Don't forget to season with salt and pepper each time, and build up your layers until your baking dish is nicely full, pressing down a little each time. Sprinkle the final layer with salt and pepper, give it a light drizzle of olive oil, add a light drizzle of water around the outside edges to help produce a little steam, cover with foil and bake at around 250°F for 45 minutes on the middle shelf of your oven. 

And after 45 minutes, your stuffed cabbage will look a little something like this!

The great thing is that the bread crumbs soak up all of the flavors from the meat and cabbage juices, the ginger and sun-dried tomatoes, the fennel, salt and pepper... and help to bind everything together, so that you can cut out nice slices to serve up either "as-is"- or with some other side dish such as potatoes or rice for example.

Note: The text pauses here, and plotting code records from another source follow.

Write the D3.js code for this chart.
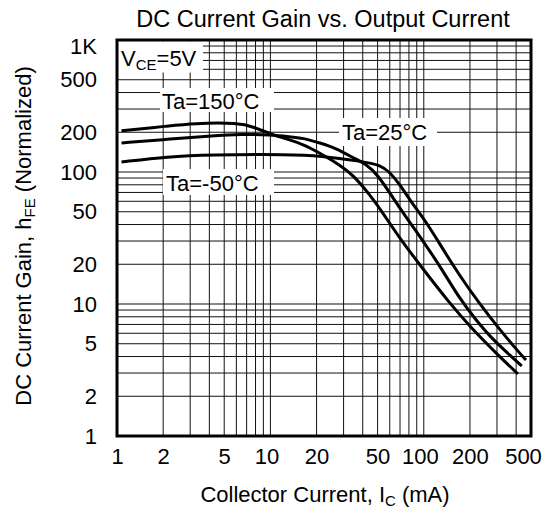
<!DOCTYPE html>
<html>
<head>
<meta charset="utf-8">
<script src="https://cdn.jsdelivr.net/npm/d3@7"></script>
<style>
body { margin: 0; background: #fff; }
text { font-family: "Liberation Sans", Arial, Helvetica, sans-serif; fill: #000; }
</style>
</head>
<body>
<svg id="chart" width="547" height="510"></svg>
<script>
const xTicks = [1, 2, 5, 10, 20, 50, 100, 200, 500];
const yTicks = [1, 2, 5, 10, 20, 50, 100, 200, 500, 1000];
const yTickLabels = ["1", "2", "5", "10", "20", "50", "100", "200", "500", "1K"];

// collector current (mA), normalized hFE
const ta150 = [[1.07, 205], [2.15, 223], [3.1, 234], [6.3, 236], [7.7, 220], [10.4, 191],
  [13.4, 175], [16.8, 160], [21, 139], [28.4, 113], [34.6, 95], [44.6, 67], [53.4, 50],
  [71, 30.5], [100, 18.1], [142, 10.7], [209, 6.35], [314, 3.97], [411, 2.95]];
const ta25 = [[1.07, 166], [2.15, 177], [4, 187], [6.6, 194], [10, 191], [13.4, 185], [16.3, 181],
  [21, 166], [27, 151], [34.6, 128], [42, 115], [50.3, 95], [63, 63.5], [79, 43.3], [99, 30],
  [130, 18.7], [170, 11.1], [219, 7.56], [283, 5.34], [382, 3.9], [435, 3.39]];
const taM50 = [[1.07, 119], [2.15, 131], [4, 135], [13.4, 136], [21, 133], [40, 120], [52, 113],
  [60, 100], [70, 80], [81, 61.4], [105, 41.1], [133, 26.1], [172, 16.3], [222, 10.7],
  [314, 6.35], [405, 4.48], [464, 3.76]];

const series = [ta150, ta25, taM50];

const svg = d3.select("#chart");
const plotL = 117, plotR = 531, plotT = 40, plotB = 436;

const x = d3.scaleLog().domain([1, 500]).range([plotL, plotR]);
const y = d3.scaleLog().domain([1, 1000]).range([plotB, plotT]);

// grid
const grid = svg.append("g");
grid.selectAll(".vx")
    .data(x.ticks())
    .enter().append("line")
    .attr("x1", d => x(d)).attr("x2", d => x(d))
    .attr("y1", plotT).attr("y2", plotB)
    .style("stroke", "#111").style("stroke-width", 1);
grid.selectAll(".hy")
    .data(y.ticks())
    .enter().append("line")
    .attr("y1", d => y(d)).attr("y2", d => y(d))
    .attr("x1", plotL).attr("x2", plotR)
    .style("stroke", "#111").style("stroke-width", 1);

// curves
const line = d3.line()
    .x(d => x(d[0]))
    .y(d => y(d[1]))
    .curve(d3.curveBasis);

svg.append("g").selectAll("path")
    .data(series)
    .enter().append("path")
    .attr("d", line)
    .style("fill", "none")
    .style("stroke", "#000")
    .style("stroke-width", 3)
    .style("stroke-linejoin", "round");

// boxed labels inside the plot
function boxLabel(bx, by, bw, bh, tx, ty, parts) {
    svg.append("rect")
        .attr("x", bx).attr("y", by).attr("width", bw).attr("height", bh)
        .style("fill", "#fff");
    const t = svg.append("text")
        .attr("x", tx).attr("y", ty)
        .style("font-size", "22px");
    parts.forEach(p => {
        const s = t.append("tspan").text(p.t);
        if (p.sub) s.style("font-size", "15px").attr("dy", 4);
        if (p.up) s.attr("dy", -4);
    });
}
boxLabel(118, 41.5, 85, 31, 121, 66, [{t: "V"}, {t: "CE", sub: true}, {t: "=5V", up: true}]);
boxLabel(160, 88, 114, 24, 162, 109, [{t: "Ta=150°C"}]);
boxLabel(339, 118, 98, 28, 342, 140, [{t: "Ta=25°C"}]);
boxLabel(163, 169, 111, 26, 166, 191, [{t: "Ta=-50°C"}]);

// frame
svg.append("rect")
    .attr("x", plotL).attr("y", plotT)
    .attr("width", plotR - plotL).attr("height", plotB - plotT)
    .style("fill", "none").style("stroke", "#000").style("stroke-width", 3);

// axes
const xAxis = svg.append("g")
    .attr("transform", `translate(0,${plotB})`)
    .call(d3.axisBottom(x).tickValues(xTicks).tickFormat(d => d).tickSize(0).tickPadding(12));
const yAxis = svg.append("g")
    .attr("transform", `translate(${plotL},0)`)
    .call(d3.axisLeft(y).tickValues(yTicks).tickFormat((d, i) => yTickLabels[i]).tickSize(0).tickPadding(20));
[xAxis, yAxis].forEach(a => {
    a.select(".domain").remove();
    a.selectAll("text").style("font-size", "22px").attr("font-family", null);
});
yAxis.selectAll(".tick").filter(d => d === 1000).select("text").attr("dy", "0.6em");
xAxis.selectAll(".tick").filter(d => d === 500).select("text").attr("dx", -8);
xAxis.selectAll(".tick").filter(d => d === 10).select("text").attr("dx", -4);
xAxis.selectAll(".tick").filter(d => d === 100).select("text").attr("dx", -4);

// titles
svg.append("text")
    .attr("x", 323).attr("y", 27)
    .attr("text-anchor", "middle")
    .style("font-size", "23.5px")
    .text("DC Current Gain vs. Output Current");

const xt = svg.append("text")
    .attr("x", 325).attr("y", 502)
    .attr("text-anchor", "middle")
    .style("font-size", "22px");
xt.append("tspan").text("Collector Current, I");
xt.append("tspan").text("C").style("font-size", "15px").attr("dy", 4);
xt.append("tspan").text(" (mA)").attr("dy", -4);

const yt = svg.append("text")
    .attr("transform", "translate(31,236) rotate(-90)")
    .attr("text-anchor", "middle")
    .style("font-size", "22px");
yt.append("tspan").text("DC Current Gain, h");
yt.append("tspan").text("FE").style("font-size", "15px").attr("dy", 4);
yt.append("tspan").text(" (Normalized)").attr("dy", -4);
</script>
</body>
</html>
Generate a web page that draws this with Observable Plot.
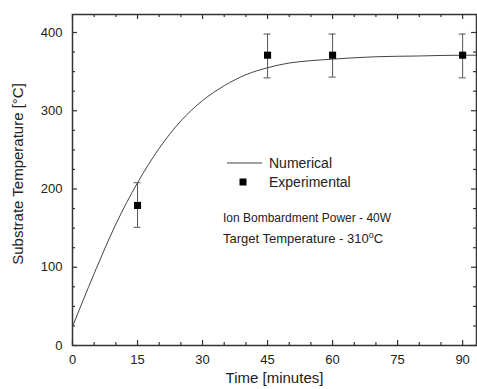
<!DOCTYPE html>
<html>
<head>
<meta charset="utf-8">
<script src="https://cdn.jsdelivr.net/npm/d3@7"></script>
<script src="https://cdn.jsdelivr.net/npm/@observablehq/plot@0.6"></script>
<style>
  html, body { margin: 0; padding: 0; background: #fff; }
  #chart svg { display: block; }
</style>
</head>
<body>
<div id="chart"></div>
<script>
// Numerical curve
const curveTime = [0, 5, 10, 15, 20, 25, 30, 35, 40, 45, 50, 55, 60, 70, 80, 90, 93];
const curveTemp = [24, 92, 155, 208, 252, 287, 313, 332, 346, 355, 361, 364, 366, 369, 370, 371, 371];

// Experimental points with error bars
const expTime = [15, 45, 60, 90];
const expTemp = [179, 371, 371, 371];
const expLow  = [151, 342, 343, 342];
const expHigh = [208, 398, 398, 398];

// Tick values
const xMajor = [0, 15, 30, 45, 60, 75, 90];
const xMinor = [5, 10, 20, 25, 35, 40, 50, 55, 65, 70, 80, 85];
const yMajor = [0, 100, 200, 300, 400];
const yMinor = [25, 50, 75, 125, 150, 175, 225, 250, 275, 325, 350, 375];

const labels = {
  x: "Time [minutes]",
  y: "Substrate Temperature [°C]",
  numerical: "Numerical",
  experimental: "Experimental",
  power: "Ion Bombardment Power - 40W",
  target: "Target Temperature - 310",
  targetSup: "o",
  targetUnit: "C"
};

const curve = curveTime.map((t, i) => ({t, v: curveTemp[i]}));
const exp = expTime.map((t, i) => ({t, v: expTemp[i], lo: expLow[i], hi: expHigh[i]}));

const W = 477, H = 389;
const mL = 72, mT = 14, mR = 1, mB = 44;
const innerW = W - mL - mR, innerH = H - mT - mB;
const font = "'Liberation Sans', Arial, Helvetica, sans-serif";
const axisColor = "#333";

const chart = Plot.plot({
  width: W,
  height: H,
  marginLeft: mL,
  marginTop: mT,
  marginRight: mR,
  marginBottom: mB,
  style: {fontFamily: font, color: "#222", background: "#fff"},
  x: {domain: [0, 93.2]},
  y: {domain: [0, 423]},
  marks: [
    // inward ticks, bottom & top
    Plot.tickX(xMajor, {x: d => d, stroke: axisColor, strokeWidth: 1.2, insetTop: innerH - 5}),
    Plot.tickX(xMinor, {x: d => d, stroke: axisColor, strokeWidth: 1.2, insetTop: innerH - 3}),
    Plot.tickX(xMajor, {x: d => d, stroke: axisColor, strokeWidth: 1.2, insetBottom: innerH - 5}),
    Plot.tickX(xMinor, {x: d => d, stroke: axisColor, strokeWidth: 1.2, insetBottom: innerH - 3}),
    // inward ticks, left & right
    Plot.tickY(yMajor, {y: d => d, stroke: axisColor, strokeWidth: 1.2, insetRight: innerW - 5}),
    Plot.tickY(yMinor, {y: d => d, stroke: axisColor, strokeWidth: 1.2, insetRight: innerW - 3}),
    Plot.tickY(yMajor, {y: d => d, stroke: axisColor, strokeWidth: 1.2, insetLeft: innerW - 5}),
    Plot.tickY(yMinor, {y: d => d, stroke: axisColor, strokeWidth: 1.2, insetLeft: innerW - 3}),
    Plot.axisX({ticks: xMajor, tickSize: 0, tickPadding: 9, fontSize: 13, label: null, fill: "#222"}),
    Plot.axisY({ticks: yMajor, tickSize: 0, tickPadding: 10, fontSize: 13, label: null, fill: "#222"}),
    Plot.frame({stroke: axisColor, strokeWidth: 1.5}),
    // numerical curve
    Plot.line(curve, {x: "t", y: "v", curve: "monotone-x", stroke: "#444", strokeWidth: 1}),
    // error bars
    Plot.ruleX(exp, {x: "t", y1: "lo", y2: "hi", stroke: "#555", strokeWidth: 1}),
    Plot.ruleY(exp, {y: "hi", x1: "t", x2: "t", insetLeft: -3.5, insetRight: -3.5, stroke: "#555", strokeWidth: 1}),
    Plot.ruleY(exp, {y: "lo", x1: "t", x2: "t", insetLeft: -3.5, insetRight: -3.5, stroke: "#555", strokeWidth: 1}),
    Plot.dot(exp, {x: "t", y: "v", symbol: "square", r: 4, fill: "#000", stroke: "none"}),
    // x axis title
    Plot.text([labels.x], {frameAnchor: "bottom", dy: 37, fontSize: 15, fill: "#222"})
  ]
});

document.getElementById("chart").appendChild(chart);

// Y title, legend and annotations
const svg = d3.select(chart);
svg.append("text")
  .attr("transform", "translate(18,174) rotate(-90)")
  .attr("text-anchor", "middle").attr("dy", "0.35em")
  .attr("font-family", font).attr("font-size", 15).attr("fill", "#222")
  .text(labels.y);

const g = svg.append("g").attr("font-family", font).attr("fill", "#222").attr("text-anchor", "start");
g.append("line").attr("x1", 227).attr("x2", 262).attr("y1", 163).attr("y2", 163)
  .attr("stroke", "#444").attr("stroke-width", 1);
g.append("text").attr("x", 269).attr("y", 163).attr("dy", "0.35em").attr("font-size", 14).text(labels.numerical);
g.append("rect").attr("x", 239.5).attr("y", 178.5).attr("width", 7).attr("height", 7).attr("fill", "#000");
g.append("text").attr("x", 269).attr("y", 182).attr("dy", "0.35em").attr("font-size", 14).text(labels.experimental);
g.append("text").attr("x", 223).attr("y", 218).attr("dy", "0.35em").attr("font-size", 12).text(labels.power);
const t = g.append("text").attr("x", 223).attr("y", 242.5).attr("font-size", 13);
t.append("tspan").text(labels.target);
t.append("tspan").attr("font-size", 9).attr("dy", -5).text(labels.targetSup);
t.append("tspan").attr("dy", 5).text(labels.targetUnit);
</script>
</body>
</html>
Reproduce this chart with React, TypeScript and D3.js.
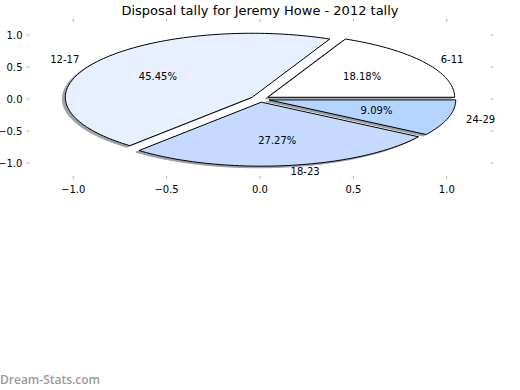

I decided to eat this whole thing of course- lucky me! So no other carbs were involved than the bread crumbs in the filling- but either way, as you have seen, there was no extra fat added and this whole thing is a lovely, healthy affair. The few drops of olive oil on the top most leaves were basically only there to stop them from sticking to the foil- basically everything steams and bakes together, all of the flavors remain intact- and it is simply a good thing!

I shall leave you with a parting close-up glimpse of just how yummy, succulent and delicious this is! It is dishes like this that almost make it ok when it gets cold outside- they are something to look forward to, are warming and comforting and just the right thing on a cold Winter's night.

Ugh. As I said... Winter is set to begin at the end of the week for us... so I better start thinking of a few more yummy dishes like this! But first things first- it is time for me to enjoy this one right now! And I hope you do too!